Terraform: Defining the Event Patterns

resource "aws_cloudwatch_event_rule" "prod_failure_filter" {
  name        = "production-deployment-failure-filter"
  description = "Dispatches production failure events to the Lambda orchestrator"

  event_pattern = jsonencode({
    source      = ["aws.codepipeline"],
    detail-type = ["CodePipeline Pipeline Execution State Change"],
    detail = {
      state    = ["FAILED"],
      pipeline = ["main-app-production-v3", "api-gateway-prod-cluster"]
    }
  })
}

By using this JSON pattern, EventBridge only fires our Lambda when a critical production pipeline enters a "FAILED" state, preventing "Alert Fatigue" across the engineering team.


3. The Orchestrator: Lambda Fanning Logic

Once the event hits our Lambda, the "Fanning" begins. We don't just send one message.
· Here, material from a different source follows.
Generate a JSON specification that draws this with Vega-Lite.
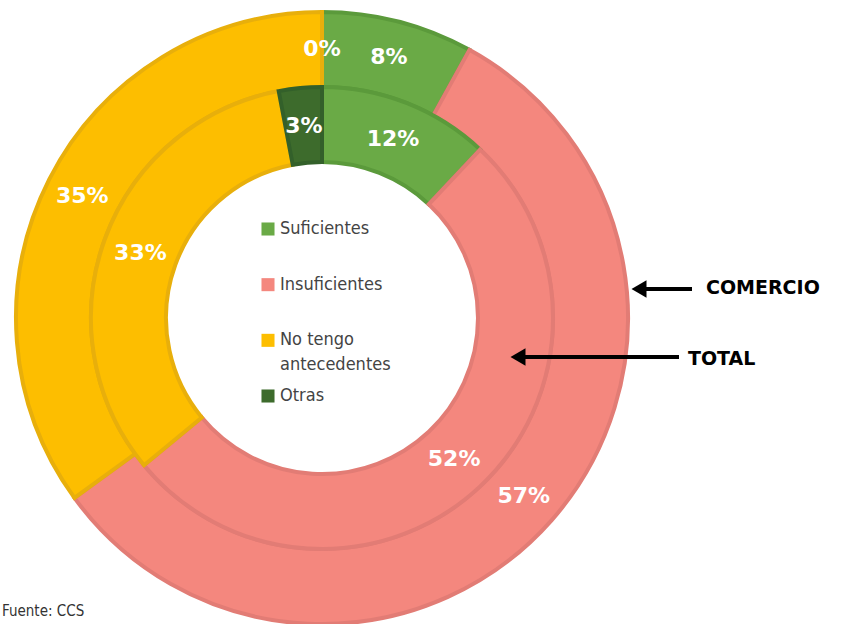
{
  "$schema": "https://vega.github.io/schema/vega-lite/v6.json",
  "width": 841,
  "height": 624,
  "autosize": "none",
  "padding": 0,
  "background": "white",
  "config": {"view": {"stroke": null}},
  "data": {
    "values": [
      {"ring": "COMERCIO", "category": "Suficientes", "pct": 8, "ord": 1, "label": "8%"},
      {"ring": "COMERCIO", "category": "Insuficientes", "pct": 57, "ord": 2, "label": "57%"},
      {"ring": "COMERCIO", "category": "No tengo antecedentes", "pct": 35, "ord": 3, "label": "35%"},
      {"ring": "COMERCIO", "category": "Otras", "pct": 0, "ord": 4, "label": "0%"},
      {"ring": "TOTAL", "category": "Suficientes", "pct": 12, "ord": 1, "label": "12%"},
      {"ring": "TOTAL", "category": "Insuficientes", "pct": 52, "ord": 2, "label": "52%"},
      {"ring": "TOTAL", "category": "No tengo antecedentes", "pct": 33, "ord": 3, "label": "33%"},
      {"ring": "TOTAL", "category": "Otras", "pct": 3, "ord": 4, "label": "3%"}
    ]
  },
  "resolve": {"scale": {"y": "independent"}},
  "layer": [
    {
      "transform": [{"filter": "datum.ring == 'COMERCIO' && datum.pct > 0"}],
      "mark": {"type": "arc", "radius": 306, "radius2": 231, "strokeWidth": 4, "strokeJoin": "miter"},
      "encoding": {
        "theta": {"field": "pct", "type": "quantitative", "stack": true, "scale": {"domain": [0, 100]}},
        "order": {"field": "ord", "type": "quantitative"},
        "color": {
          "field": "category", "type": "nominal",
          "scale": {"domain": ["Suficientes", "Insuficientes", "No tengo antecedentes", "Otras"], "range": ["#6aaa46", "#f4877e", "#fdbe00", "#3d6b2c"]},
          "legend": null
        },
        "stroke": {
          "field": "category", "type": "nominal",
          "scale": {"domain": ["Suficientes", "Insuficientes", "No tengo antecedentes", "Otras"], "range": ["#5b9a3b", "#e27c75", "#e8af0b", "#33602a"]},
          "legend": null
        },
        "x": {"datum": 0, "type": "quantitative", "scale": {"domain": [-322, 519], "nice": false, "zero": false}, "axis": null},
        "y": {"datum": 0, "type": "quantitative", "scale": {"domain": [-306, 318], "nice": false, "zero": false}, "axis": null}
      }
    },
    {
      "transform": [{"filter": "datum.ring == 'TOTAL' && datum.pct > 0"}],
      "mark": {"type": "arc", "radius": 231, "radius2": 156, "strokeWidth": 4, "strokeJoin": "miter"},
      "encoding": {
        "theta": {"field": "pct", "type": "quantitative", "stack": true, "scale": {"domain": [0, 100]}},
        "order": {"field": "ord", "type": "quantitative"},
        "color": {"field": "category", "type": "nominal", "legend": null},
        "stroke": {"field": "category", "type": "nominal", "legend": null},
        "x": {"datum": 0, "type": "quantitative", "scale": {"domain": [-322, 519], "nice": false, "zero": false}, "axis": null},
        "y": {"datum": 0, "type": "quantitative", "scale": {"domain": [-306, 318], "nice": false, "zero": false}, "axis": null}
      }
    },
    {
      "transform": [{"filter": "datum.ring == 'COMERCIO'"}],
      "mark": {"type": "text", "radius": 269, "font": "DejaVu Sans", "fontWeight": "bold", "fontSize": 22, "fill": "white", "align": "center", "baseline": "middle"},
      "encoding": {
        "theta": {"field": "pct", "type": "quantitative", "stack": true},
        "order": {"field": "ord", "type": "quantitative"},
        "text": {"field": "label", "type": "nominal"},
        "x": {"datum": 0, "type": "quantitative", "scale": {"domain": [-322, 519], "nice": false, "zero": false}, "axis": null},
        "y": {"datum": 0, "type": "quantitative", "scale": {"domain": [-306, 318], "nice": false, "zero": false}, "axis": null}
      }
    },
    {
      "transform": [{"filter": "datum.ring == 'TOTAL'"}],
      "mark": {"type": "text", "radius": 193, "font": "DejaVu Sans", "fontWeight": "bold", "fontSize": 22, "fill": "white", "align": "center", "baseline": "middle"},
      "encoding": {
        "theta": {"field": "pct", "type": "quantitative", "stack": true},
        "order": {"field": "ord", "type": "quantitative"},
        "text": {"field": "label", "type": "nominal"},
        "x": {"datum": 0, "type": "quantitative", "scale": {"domain": [-322, 519], "nice": false, "zero": false}, "axis": null},
        "y": {"datum": 0, "type": "quantitative", "scale": {"domain": [-306, 318], "nice": false, "zero": false}, "axis": null}
      }
    },
    {
      "transform": [{"filter": "datum.ring == 'TOTAL'"}],
      "mark": {"type": "point", "shape": "square", "filled": true, "size": 170, "opacity": 1},
      "encoding": {
        "color": {"field": "category", "type": "nominal", "legend": null},
        "x": {"datum": -54, "type": "quantitative", "scale": {"domain": [-322, 519], "nice": false, "zero": false}, "axis": null},
        "y": {"field": "ord", "type": "quantitative", "scale": {"domain": [1, 4], "range": [229, 396], "nice": false, "zero": false}, "axis": null}
      }
    },
    {
      "transform": [
        {"filter": "datum.ring == 'TOTAL'"},
        {"calculate": "datum.category == 'No tengo antecedentes' ? ['No tengo', 'antecedentes'] : datum.category", "as": "legendLabel"}
      ],
      "mark": {"type": "text", "font": "Liberation Sans Narrow, DejaVu Sans Condensed, Roboto Condensed, Roboto", "fontSize": 18, "color": "#444444", "align": "left", "baseline": "middle", "lineHeight": 25},
      "encoding": {
        "text": {"field": "legendLabel"},
        "x": {"datum": -42, "type": "quantitative", "scale": {"domain": [-322, 519], "nice": false, "zero": false}, "axis": null},
        "y": {"field": "ord", "type": "quantitative", "scale": {"domain": [1, 4], "range": [229, 396], "nice": false, "zero": false}, "axis": null}
      }
    },
    {
      "data": {"values": [{"name": "COMERCIO"}]},
      "mark": {"type": "rule", "strokeWidth": 4, "color": "black"},
      "encoding": {
        "x": {"datum": 322, "type": "quantitative", "scale": {"domain": [-322, 519], "nice": false, "zero": false}, "axis": null},
        "x2": {"datum": 370},
        "y": {"datum": 29, "type": "quantitative", "scale": {"domain": [-306, 318], "nice": false, "zero": false}, "axis": null}
      }
    },
    {
      "data": {"values": [{"name": "COMERCIO"}]},
      "mark": {"type": "point", "shape": "triangle-left", "filled": true, "size": 300, "color": "black", "opacity": 1},
      "encoding": {
        "x": {"datum": 317, "type": "quantitative", "scale": {"domain": [-322, 519], "nice": false, "zero": false}, "axis": null},
        "y": {"datum": 29, "type": "quantitative", "scale": {"domain": [-306, 318], "nice": false, "zero": false}, "axis": null}
      }
    },
    {
      "data": {"values": [{"name": "TOTAL"}]},
      "mark": {"type": "rule", "strokeWidth": 4, "color": "black"},
      "encoding": {
        "x": {"datum": 200, "type": "quantitative", "scale": {"domain": [-322, 519], "nice": false, "zero": false}, "axis": null},
        "x2": {"datum": 357},
        "y": {"datum": -39, "type": "quantitative", "scale": {"domain": [-306, 318], "nice": false, "zero": false}, "axis": null}
      }
    },
    {
      "data": {"values": [{"name": "TOTAL"}]},
      "mark": {"type": "point", "shape": "triangle-left", "filled": true, "size": 300, "color": "black", "opacity": 1},
      "encoding": {
        "x": {"datum": 196, "type": "quantitative", "scale": {"domain": [-322, 519], "nice": false, "zero": false}, "axis": null},
        "y": {"datum": -39, "type": "quantitative", "scale": {"domain": [-306, 318], "nice": false, "zero": false}, "axis": null}
      }
    },
    {
      "data": {"values": [{"name": "COMERCIO"}]},
      "mark": {"type": "text", "font": "DejaVu Sans", "fontWeight": "bold", "fontSize": 19, "color": "black", "align": "left", "baseline": "middle"},
      "encoding": {
        "text": {"field": "name", "type": "nominal"},
        "x": {"datum": 384, "type": "quantitative", "scale": {"domain": [-322, 519], "nice": false, "zero": false}, "axis": null},
        "y": {"datum": 30, "type": "quantitative", "scale": {"domain": [-306, 318], "nice": false, "zero": false}, "axis": null}
      }
    },
    {
      "data": {"values": [{"name": "TOTAL"}]},
      "mark": {"type": "text", "font": "DejaVu Sans", "fontWeight": "bold", "fontSize": 19, "color": "black", "align": "left", "baseline": "middle"},
      "encoding": {
        "text": {"field": "name", "type": "nominal"},
        "x": {"datum": 366, "type": "quantitative", "scale": {"domain": [-322, 519], "nice": false, "zero": false}, "axis": null},
        "y": {"datum": -41, "type": "quantitative", "scale": {"domain": [-306, 318], "nice": false, "zero": false}, "axis": null}
      }
    },
    {
      "data": {"values": [{"source": "Fuente: CCS"}]},
      "mark": {"type": "text", "font": "Liberation Sans Narrow, DejaVu Sans Condensed, Roboto Condensed, Roboto", "fontSize": 15, "color": "#333333", "align": "left", "baseline": "middle"},
      "encoding": {
        "text": {"field": "source", "type": "nominal"},
        "x": {"datum": -320, "type": "quantitative", "scale": {"domain": [-322, 519], "nice": false, "zero": false}, "axis": null},
        "y": {"datum": -293, "type": "quantitative", "scale": {"domain": [-306, 318], "nice": false, "zero": false}, "axis": null}
      }
    }
  ]
}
We send tiered notifications based on the severity and context of the failure.

Python: The Resilient Fanner

import json
import os
import requests
import boto3

def lambda_handler(event, context):
    dp = event['detail']
    pipeline = dp['pipeline']
    execution_id = dp['execution-id']

    # 1. High Urgency: PagerDuty (On-Call)
    if is_mission_critical(pipeline):
        dispatch_pagerduty(pipeline, execution_id)

    # 2. Informational: Slack (Engineering Channel)
    dispatch_slack(pipeline, execution_id)

    # 3. Operations: SNS (Internal SMS list)
    dispatch_sns(pipeline, execution_id)

    return {"status": "dispatched"}

Rich Formatting for Different Mediums

A text-heavy Slack message is great for engineers at their desks, but it's terrible for someone receiving a PagerDuty app notification or an SMS. Our Lambda formats the data specifically for each recipient:

  • Slack: Uses Block Kit for rich buttons and logs links.
  • PagerDuty: Sends a minimal JSON payload optimized for mobile notification centers.
  • SNS: A concise 140-character summary for rapid situational awareness.

4. Handling Partial Failures: The DLQ and Retry Patterns

In a distributed system, you must assume your notification providers (Slack, PD) will occasionally fail. If our Lambda cannot reach Slack, we don't want to lose the alert.

To solve this, we implemented an SQS Dead Letter Queue (DLQ). Any Lambda execution that encounters an unhandled exception is automatically retried 3 times before being moved to the DLQ. We then have a low-priority watch process that notifies us via a simple, ultra-reliable email if the notification pipeline itself is experiencing issues.


5. ChatOps: Interactive Approval Notifications

We went a step further than just "failures." We now use this pipeline for Human Approval steps. When a production deployment reaches the "Approvals" stage, the Lambda sends a Slack message with two buttons: [Approve] and [Reject].

Clicking a button triggers a second Lambda that uses the codepipeline.put_approval_result API to continue the deployment. This has reduced our production "Time-to-Deploy" by eliminating the need to log into the AWS Console.


6. Post-Mortem of the System

Architecture isn't static. Since implementing this multi-channel approach, we've identified several areas for improvement:

  • Noise Reduction: Implementing a "Downtime Window" in the Lambda to prevent alerts during scheduled maintenance.
  • Audit Trails: Storing every notification sent in a DynamoDB table to audit who approved which deployment and when.

Conclusion

A resilient notification pipeline is about more than just knowing when things break; it's about building a culture of transparency and rapid response. By treating our alerts as a first-class product, we've empowered our engineers to ship with confidence and recover with speed.